(Code that draws figures)
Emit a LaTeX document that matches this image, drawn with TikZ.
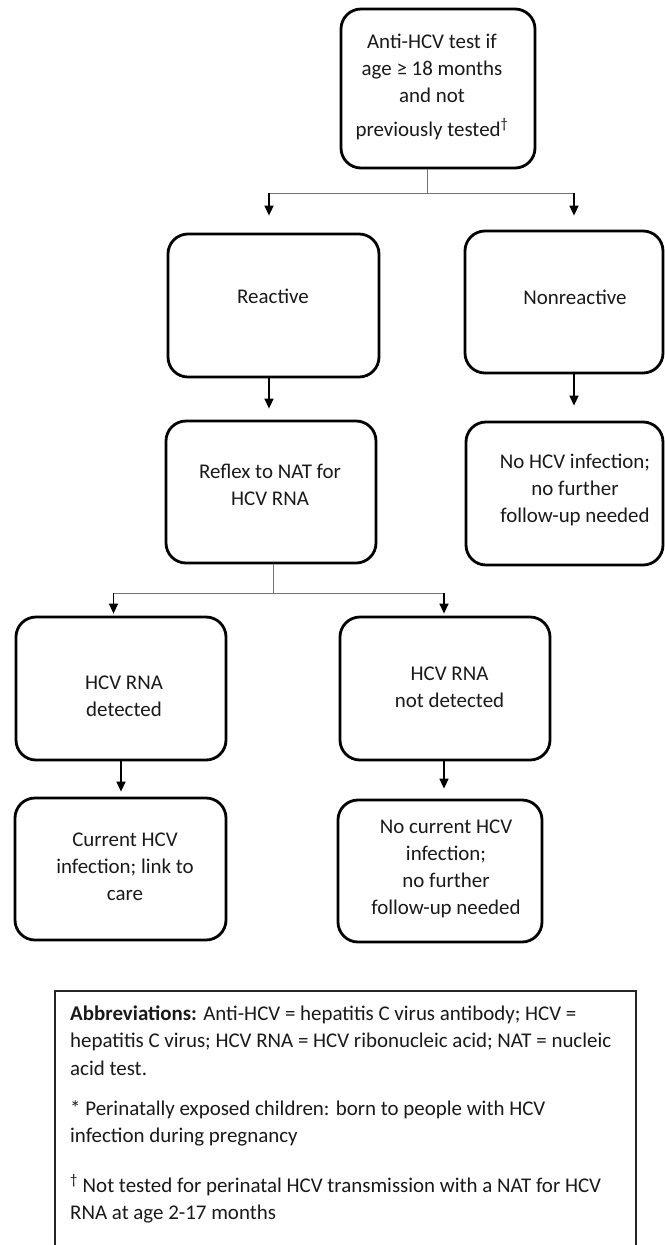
\documentclass[tikz,border=0pt]{standalone}
\usepackage{fontspec}
\setmainfont{Carlito}
\usetikzlibrary{arrows.meta,calc}
\begin{document}
\begin{tikzpicture}[x=1bp,y=-1bp,
  box/.style={draw=black, line width=2.8bp, rounded corners=20bp, inner sep=0pt},
  txt/.style={align=center, font=\fontsize{21}{27}\selectfont, text=black!90, inner sep=0pt},
  note/.style={align=left, font=\fontsize{21}{27.5}\selectfont, text=black!90, inner sep=0pt, anchor=west},
  arr/.style={draw=black, line width=1.4bp, -{Triangle[length=10bp,width=9bp]}},
  gline/.style={draw=black!55, line width=1bp},
  abox/.style={draw=black!85, line width=1.4bp},
]
\useasboundingbox (0,0) rectangle (665,1245);

% boxes
\node[box, minimum width=194bp, minimum height=159bp] (top)   at (438,88.5)  {};
\node[box, minimum width=211bp, minimum height=143bp] (react) at (273.5,305.5) {};
\node[box, minimum width=198bp, minimum height=142bp] (nonr)  at (564,302)   {};
\node[box, minimum width=210bp, minimum height=142bp] (reflex) at (271,492)  {};
\node[box, minimum width=197bp, minimum height=143bp] (nohcv) at (564.5,493.5) {};
\node[box, minimum width=210bp, minimum height=143bp] (det)   at (121,688.5) {};
\node[box, minimum width=210bp, minimum height=143bp] (ndet)  at (445,688.5) {};
\node[box, minimum width=211bp, minimum height=142bp] (cur)   at (120.5,869) {};
\node[box, minimum width=204bp, minimum height=142bp] (ncur)  at (440,871)   {};

% texts
\node[txt] (ttop) at (432,87) {Anti-HCV test if\\age ≥ 18 months\\and not\\[7bp]previously tested\textsuperscript{†}};
\node[txt] (treact) at (273,296) {Reactive};
\node[txt] (tnonr) at (575,297) {Nonreactive};
\node[txt] (treflex) at (270,484.5) {Reflex to NAT for\\HCV RNA};
\node[txt] (tnohcv) at (575,490) {No HCV infection;\\no further\\follow-up needed};
\node[txt] (tdet) at (124,696.5) {HCV RNA\\detected};
\node[txt] (tndet) at (449.5,687) {HCV RNA\\not detected};
\node[txt] (tcur) at (125,867) {Current HCV\\infection; link to\\care};
\node[txt] (tncur) at (446,869) {No current HCV\\infection;\\no further\\follow-up needed};

% connectors
\coordinate (j1) at (427,193);
\coordinate (jL) at (269,193);
\coordinate (jR) at (574,193);
\draw[gline] (top.south -| j1) -- (j1);
\draw[gline] (jL) -- (jR);
\draw[arr, shorten >=17bp] (jL) -- (react.north -| jL);
\draw[arr, shorten >=14bp] (jR) -- (nonr.north -| jR);

\coordinate (a1) at (269,0);
\coordinate (a2) at (574,0);
\draw[arr, shorten >=11bp] (react.south -| a1) -- (reflex.north -| a1);
\draw[arr, shorten >=15bp] (nonr.south -| a2) -- (nohcv.north -| a2);

\coordinate (j2) at (273.5,593);
\coordinate (kL) at (113.5,593);
\coordinate (kR) at (444,593);
\draw[gline] (reflex.south -| j2) -- (j2);
\draw[gline] (kL) -- (kR);
\draw[arr, shorten >=2bp] (kL) -- (det.north -| kL);
\draw[arr, shorten >=2bp] (kR) -- (ndet.north -| kR);

\coordinate (a3) at (121,0);
\coordinate (a4) at (444,0);
\draw[arr, shorten >=5bp] (det.south -| a3) -- (cur.north -| a3);
\draw[arr, shorten >=10bp] (ndet.south -| a4) -- (ncur.north -| a4);

% abbreviations box
\coordinate (bl) at (55,1245);
\coordinate (tl) at (55,991);
\coordinate (tr) at (636,991);
\coordinate (br) at (636,1245);
\draw[abox] (bl) -- (tl) -- (tr) -- (br);
\node[note] (n1) at (70,1040.5) {\textbf{Abbreviations:} Anti-HCV = hepatitis C virus antibody; HCV =\\hepatitis C virus; HCV RNA = HCV ribonucleic acid; NAT = nucleic\\acid test.};
\node[note] (n2) at (70,1123.5) {* Perinatally exposed children: born to people with HCV\\infection during pregnancy};
\node[note] (n3) at (70,1199) {\textsuperscript{†} Not tested for perinatal HCV transmission with a NAT for HCV\\RNA at age 2-17 months};
\end{tikzpicture}
\end{document}
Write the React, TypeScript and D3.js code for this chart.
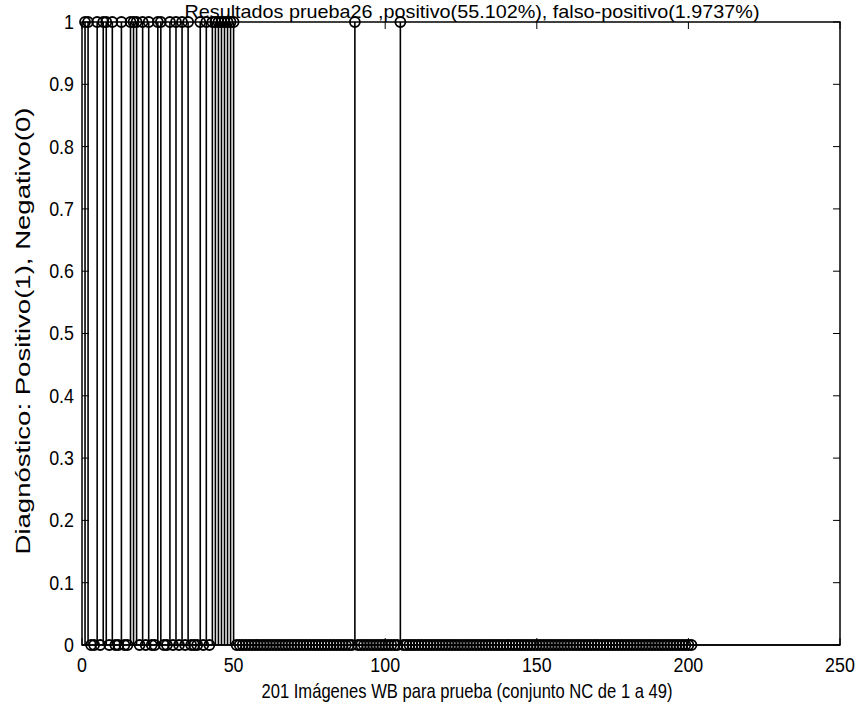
import * as d3 from "d3";

// image indices 1..201 ; NC set is 1..49
const totalImages = 201;
const truePositives = [1, 2, 5, 7, 8, 10, 13, 16, 17, 18, 20, 22, 25, 26, 29, 31, 33, 35, 39, 41, 43, 44, 45, 46, 47, 48, 49];
const falsePositives = [50, 90, 105];
const xTicks = [0, 50, 100, 150, 200, 250];
const yTicks = [0, 0.1, 0.2, 0.3, 0.4, 0.5, 0.6, 0.7, 0.8, 0.9, 1];

const titleText = "Resultados prueba26 ,positivo(55.102%), falso-positivo(1.9737%)";
const xLabel = "201 Imágenes WB para prueba (conjunto NC de 1 a 49)";
const yLabel = "Diagnóstico: Positivo(1), Negativo(0)";

const ones = new Set([...truePositives, ...falsePositives]);
const data = d3.range(1, totalImages + 1).map((i) => ({ i, v: ones.has(i) ? 1 : 0 }));

const W = 860;
const H = 710;
const m = { left: 82, right: 20, top: 22, bottom: 65 };
const font = "'Liberation Sans', Arial, sans-serif";

export default function App() {
  const x = d3.scaleLinear().domain([0, 250]).range([m.left, W - m.right]);
  const y = d3.scaleLinear().domain([0, 1]).range([H - m.bottom, m.top]);
  const tk = 7;

  // draw zeros first so stems of ones stay visible
  const sorted = [...data].sort((a, b) => a.v - b.v);

  return (
    <svg width={W} height={H} style={{ position: "absolute", left: 0, top: 0, background: "#fff" }} fontFamily={font}>
      <rect x={0} y={0} width={W} height={H} fill="#fff" />
      {/* baseline */}
      <line x1={x(0)} x2={x(250)} y1={y(0)} y2={y(0)} stroke="#000" strokeWidth={1.5} />
      {sorted.map((d) => (
        <g key={d.i}>
          {d.v > 0 && <line x1={x(d.i)} x2={x(d.i)} y1={y(0)} y2={y(d.v)} stroke="#000" strokeWidth={1.6} />}
          <circle cx={x(d.i)} cy={y(d.v)} r={5} fill="none" stroke="#000" strokeWidth={1.8} />
        </g>
      ))}
      {/* box */}
      <rect x={x(0)} y={y(1)} width={x(250) - x(0)} height={y(0) - y(1)} fill="none" stroke="#000" strokeWidth={1.5} />
      {xTicks.map((t) => (
        <g key={"x" + t}>
          <line x1={x(t)} x2={x(t)} y1={y(0)} y2={y(0) - tk} stroke="#000" />
          <line x1={x(t)} x2={x(t)} y1={y(1)} y2={y(1) + tk} stroke="#000" />
          <text x={x(t)} y={y(0) + 27} textAnchor="middle" fontSize={21} transform={`translate(${x(t)},0) scale(0.85,1) translate(${-x(t)},0)`}>
            {t}
          </text>
        </g>
      ))}
      {yTicks.map((t) => (
        <g key={"y" + t}>
          <line x1={x(0)} x2={x(0) + tk} y1={y(t)} y2={y(t)} stroke="#000" />
          <line x1={x(250)} x2={x(250) - tk} y1={y(t)} y2={y(t)} stroke="#000" />
          <text x={x(0) - 8} y={y(t) + 7} textAnchor="end" fontSize={21} transform={`translate(${x(0) - 8},0) scale(0.85,1) translate(${-(x(0) - 8)},0)`}>
            {d3.format("~g")(t)}
          </text>
        </g>
      ))}
      <text x={472} y={18} textAnchor="middle" fontSize={19} textLength={575} lengthAdjust="spacingAndGlyphs">
        {titleText}
      </text>
      <text x={467} y={698} textAnchor="middle" fontSize={21} textLength={411} lengthAdjust="spacingAndGlyphs">
        {xLabel}
      </text>
      <text
        transform={`translate(30,331) rotate(-90)`}
        textAnchor="middle"
        fontSize={21}
        textLength={447}
        lengthAdjust="spacingAndGlyphs"
      >
        {yLabel}
      </text>
    </svg>
  );
}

• Written request: Of the lines above, how many include the word "this"? Reply with the number alone.

• Exercise solution: 2